Montarroyos se declara apaixonado pela música pernambucana. “No meu disco, 90% dos compositores são pernambucanos. Avalio que esses artistas têm a possibilidade de atender um público mais amplo. Somos um celeiro de talentos, mas muitos têm um comportamento mais retraído”.
PELA WEB
Aos leitores das redes sociais da Algomais foi postada a pergunta: quais os músicos pernambucanos da nova geração que estão ouvindo? Três nomes foram destaque: Almério, Romero Ferro e Pochyua Andrade. Romero Ferro foi finalista do Prêmio da Música Popular Brasileira na categoria canção popular. Almério já circulou o País com o patrocínio do Natura Musical e divide, neste ano, o palco do Rock in Rio com Johnny Hooker (outra revelação das terras pernambucanas) e o paulista Liniker. “Apesar de ter 14 anos de carreira, estou conquistando meu público, tanto no Recife como em outros Estados. É um trabalho que nunca para, com o intuito de chegar em novas pessoas e novos lugares”, conta o cantor.

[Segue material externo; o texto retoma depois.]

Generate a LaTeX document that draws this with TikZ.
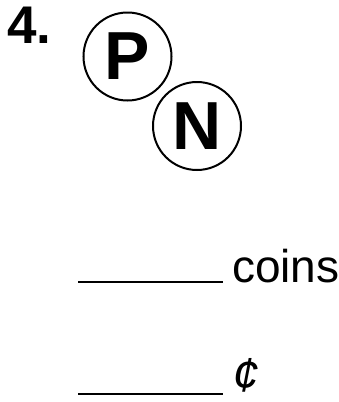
\documentclass[tikz,border=0pt]{standalone}
\usepackage{fontspec}
\setmainfont{Liberation Sans}
\begin{document}
\begin{tikzpicture}[x=1pt,y=-1pt,
  coin/.style={circle,draw,line width=2pt,minimum size=88pt,inner sep=0pt,font=\fontsize{68}{68}\selectfont\bfseries},
  blank/.style={line width=1.8pt},
  lbl/.style={anchor=base west,inner sep=0pt,font=\fontsize{46}{46}\selectfont}]
\useasboundingbox (0,0) rectangle (339,402);
\node[anchor=base west,inner sep=0pt,font=\fontsize{53}{53}\selectfont\bfseries] (num) at (7,43) {4.};
\node[coin] (p) at (127.5,56.5) {P};
\node[coin] (n) at (197,126) {N};
\coordinate (a1) at (78,282);
\coordinate (a2) at (223,282);
\draw[blank] (a1) -- (a2);
\node[lbl] (coins) at (232,282) {coins};
\coordinate (b1) at (78,394);
\coordinate (b2) at (223,394);
\draw[blank] (b1) -- (b2);
\node[lbl,font=\fontsize{48}{48}\selectfont\itshape] (cent) at (232,391) {¢};
\end{tikzpicture}
\end{document}
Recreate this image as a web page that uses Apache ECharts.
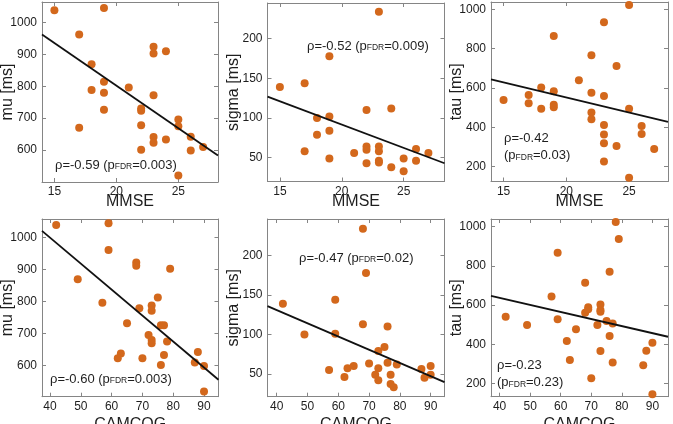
<!DOCTYPE html>
<html>
<head>
<meta charset="utf-8">
<script src="https://cdn.jsdelivr.net/npm/echarts@6/dist/echarts.min.js"></script>
<style>
  html, body { margin: 0; padding: 0; background: #fff; }
  #chart { width: 673px; height: 424px; }
</style>
</head>
<body>
<div id="chart"></div>
<script>
// tick labels
const mmseTicks = [15, 20, 25];
const camcogTicks = [40, 50, 60, 70, 80, 90];
const muTicks = [600, 700, 800, 900, 1000];
const sigmaTicks = [50, 100, 150, 200];
const tauTicks = [200, 400, 600, 800, 1000];

// top row: MMSE vs mu / sigma / tau  ([score, ms])
const mmseMu = [
  [15, 1038], [19, 1045], [17, 962], [18, 869], [19, 814], [18, 788], [19, 780],
  [19, 726], [17, 670], [21, 796], [23, 924], [23, 903], [24, 910], [23, 772],
  [22, 730], [22, 723], [22, 678], [22, 601], [23, 641], [23, 623], [24, 633],
  [25, 696], [25, 675], [26, 642], [26, 599], [27, 610], [25, 520]
];
const mmseSigma = [
  [15, 139], [17, 144], [19, 178], [18, 100], [19, 102], [18, 79], [19, 84],
  [17, 58], [19, 49], [21, 56], [22, 110], [24, 112], [23, 234], [22, 64],
  [22, 60], [22, 43], [23, 64], [23, 58], [23, 46], [23, 44], [24, 38],
  [25, 49], [25, 33], [26, 61], [26, 46], [27, 56]
];
const mmseTau = [
  [15, 539], [17, 565], [17, 522], [18, 602], [18, 495], [19, 864], [19, 583],
  [19, 515], [19, 502], [21, 639], [22, 766], [22, 576], [22, 475], [22, 441],
  [23, 934], [23, 559], [23, 412], [23, 364], [23, 319], [23, 227], [24, 712],
  [24, 305], [25, 1022], [25, 495], [25, 144], [26, 407], [26, 366], [27, 290]
];

// bottom row: CAMCOG vs mu / sigma / tau
const camcogMu = [
  [42, 1038], [59, 1044], [59, 960], [49, 869], [57, 796], [65, 732], [68, 921],
  [68, 911], [79, 902], [69, 779], [73, 787], [73, 771], [75, 812], [76, 726],
  [77, 726], [72, 695], [73, 680], [73, 670], [78, 675], [77, 633], [63, 638],
  [62, 623], [70, 623], [76, 602], [87, 610], [88, 642], [90, 599], [90, 519]
];
const camcogSigma = [
  [42, 139], [49, 100], [57, 55], [59, 144], [59, 101], [62, 46], [63, 57],
  [65, 60], [68, 234], [69, 178], [68, 113], [70, 63], [72, 49], [73, 57],
  [73, 42], [73, 79], [75, 84], [76, 110], [76, 64], [77, 49], [77, 37],
  [78, 33], [79, 62], [87, 56], [88, 45], [90, 60], [90, 49]
];
const camcogTau = [
  [42, 540], [49, 498], [57, 643], [59, 867], [59, 527], [62, 416], [63, 319],
  [65, 476], [68, 714], [68, 561], [69, 588], [69, 578], [70, 226], [72, 498],
  [73, 603], [73, 574], [73, 565], [73, 365], [75, 518], [76, 770], [76, 442],
  [77, 506], [77, 306], [78, 1024], [79, 937], [87, 292], [88, 367], [90, 408],
  [90, 144]
];

// regression line end points
const mmseMuFit = [[14, 962], [28.2, 583]];
const mmseSigmaFit = [[14, 127], [28.3, 43]];
const mmseTauFit = [[14, 644], [28.1, 428]];
const camcogMuFit = [[37.4, 1020], [94.7, 556]];
const camcogSigmaFit = [[37, 136], [94.5, 39.5]];
const camcogTauFit = [[37.2, 646], [95.1, 438]];

const FONT = "'Liberation Sans', Arial, sans-serif";
const DOT = "#d3681c";
const FRAME = "#858585";
const INK = "#1e1e1e";

const panels = [
  { box: { left: 42, top: 2, width: 176, height: 180 }, x: [14, 28.2], y: [500, 1064],
    xTicks: mmseTicks, yTicks: muTicks, xName: "MMSE", yName: "mu [ms]", nameGap: 12,
    pts: mmseMu, fit: mmseMuFit },
  { box: { left: 267.5, top: 3, width: 177, height: 178.5 }, x: [14, 28.3], y: [20, 245],
    xTicks: mmseTicks, yTicks: sigmaTicks, xName: "MMSE", yName: "sigma [ms]", nameGap: 12,
    pts: mmseSigma, fit: mmseSigmaFit },
  { box: { left: 491, top: 2, width: 177, height: 179.5 }, x: [14, 28.1], y: [125, 1037],
    xTicks: mmseTicks, yTicks: tauTicks, xName: "MMSE", yName: "tau [ms]", nameGap: 12,
    pts: mmseTau, fit: mmseTauFit },
  { box: { left: 42, top: 219, width: 176.5, height: 177.7 }, x: [37.4, 94.7], y: [503, 1057],
    xTicks: camcogTicks, yTicks: muTicks, xName: "CAMCOG", yName: "mu [ms]", nameGap: 20,
    pts: camcogMu, fit: camcogMuFit },
  { box: { left: 267.5, top: 219, width: 177, height: 177.7 }, x: [37, 94.5], y: [21, 246.5],
    xTicks: camcogTicks, yTicks: sigmaTicks, xName: "CAMCOG", yName: "sigma [ms]", nameGap: 20,
    pts: camcogSigma, fit: camcogSigmaFit },
  { box: { left: 491, top: 219, width: 177, height: 177.7 }, x: [37.2, 95.1], y: [132, 1039],
    xTicks: camcogTicks, yTicks: tauTicks, xName: "CAMCOG", yName: "tau [ms]", nameGap: 20,
    pts: camcogTau, fit: camcogTauFit }
];

// correlation notes: [text lines, left, middle y]
const notes = [
  [["{t|ρ=-0.59 (p}{s|FDR}{t|=0.003)}"], 55, 163],
  [["{t|ρ=-0.52 (p}{s|FDR}{t|=0.009)}"], 307, 44],
  [["{t|ρ=-0.42}", "{t|(p}{s|FDR}{t|=0.03)}"], 504, 145],
  [["{t|ρ=-0.60 (p}{s|FDR}{t|=0.003)}"], 50, 377],
  [["{t|ρ=-0.47 (p}{s|FDR}{t|=0.02)}"], 299, 256],
  [["{t|ρ=-0.23}", "{t|(p}{s|FDR}{t|=0.23)}"], 497, 372]
];

const grid = [], xAxis = [], yAxis = [], series = [];
const axisLine = { show: true, lineStyle: { color: FRAME, width: 1 } };
const tick = (vals) => ({ show: true, inside: true, length: 4, customValues: vals,
  lineStyle: { color: FRAME, width: 1 } });
const plain = (v) => String(v);

panels.forEach((p, i) => {
  // v6 would otherwise shrink the grid to keep the names inside the canvas
  grid.push(Object.assign({ outerBoundsMode: "none" }, p.box));
  // bottom / left axes carry labels, top / right ones only mirror the ticks
  xAxis.push({
    type: "value", gridIndex: i, min: p.x[0], max: p.x[1], position: "bottom",
    axisLine, axisTick: tick(p.xTicks), splitLine: { show: false },
    axisLabel: { customValues: p.xTicks, formatter: plain, margin: 4, fontSize: 12,
      color: INK, fontFamily: FONT },
    name: p.xName, nameLocation: "middle", nameGap: p.nameGap, nameMoveOverlap: false,
    nameTextStyle: { fontSize: 16, color: INK, fontFamily: FONT, verticalAlign: "top" }
  });
  xAxis.push({
    type: "value", gridIndex: i, min: p.x[0], max: p.x[1], position: "top",
    axisLine, axisTick: tick(p.xTicks), axisLabel: { show: false }, splitLine: { show: false }
  });
  yAxis.push({
    type: "value", gridIndex: i, min: p.y[0], max: p.y[1], position: "left",
    axisLine, axisTick: tick(p.yTicks), splitLine: { show: false },
    axisLabel: { customValues: p.yTicks, formatter: plain, margin: 5, fontSize: 12,
      color: INK, fontFamily: FONT },
    name: p.yName, nameLocation: "middle", nameGap: 26, nameMoveOverlap: false,
    nameTextStyle: { fontSize: 16, color: INK, fontFamily: FONT }
  });
  yAxis.push({
    type: "value", gridIndex: i, min: p.y[0], max: p.y[1], position: "right",
    axisLine, axisTick: tick(p.yTicks), axisLabel: { show: false }, splitLine: { show: false }
  });
  series.push({
    type: "scatter", xAxisIndex: 2 * i, yAxisIndex: 2 * i, data: p.pts,
    symbolSize: 8, itemStyle: { color: DOT, opacity: 1 }, z: 2
  });
  series.push({
    type: "line", xAxisIndex: 2 * i, yAxisIndex: 2 * i, data: p.fit,
    showSymbol: false, symbol: "none", lineStyle: { color: "#111", width: 1.8 }, z: 3
  });
});

const graphic = notes.map(([lines, x, y]) => ({
  type: "text", x, y, z: 10,
  style: {
    text: lines.join("\n"),
    verticalAlign: "middle",
    align: "left",
    rich: {
      t: { fontSize: 13, fontFamily: FONT, fill: INK, lineHeight: 17, verticalAlign: "bottom" },
      s: { fontSize: 8.5, fontFamily: FONT, fill: INK, lineHeight: 12, verticalAlign: "bottom" }
    }
  }
}));

const chart = echarts.init(document.getElementById("chart"), null, { renderer: "canvas" });
chart.setOption({
  animation: false,
  backgroundColor: "#fff",
  grid, xAxis, yAxis, series, graphic
});
</script>
</body>
</html>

O músico Pochyua Andrade voltou recentemente ao Estado após uma década em Santa Catarina. Ele fez o caminho inverso para construir público na sua cidade natal. Para o professor de música da Universidade Regional de Blumenau, Eusébio Kohler, a produção do pernambucano se destacava na cena musical da região. “Pochyua contribuiu para começar a construir uma música autoral aqui. Sempre se destacou pelas suas composições, seu repertório e sua produção melódica e harmônica das canções”. Estão nos planos do músico circular no Estado com algumas produções pouco conhecidas pelos pernambucanos e em breve produzir um novo álbum.
Entre tantos nomes e canções, vai se consolidando uma nova música popular pernambucana. Produções que o País apenas começa a degustar, mas que prometem ocupar um espaço mais privilegiado na cena nacional.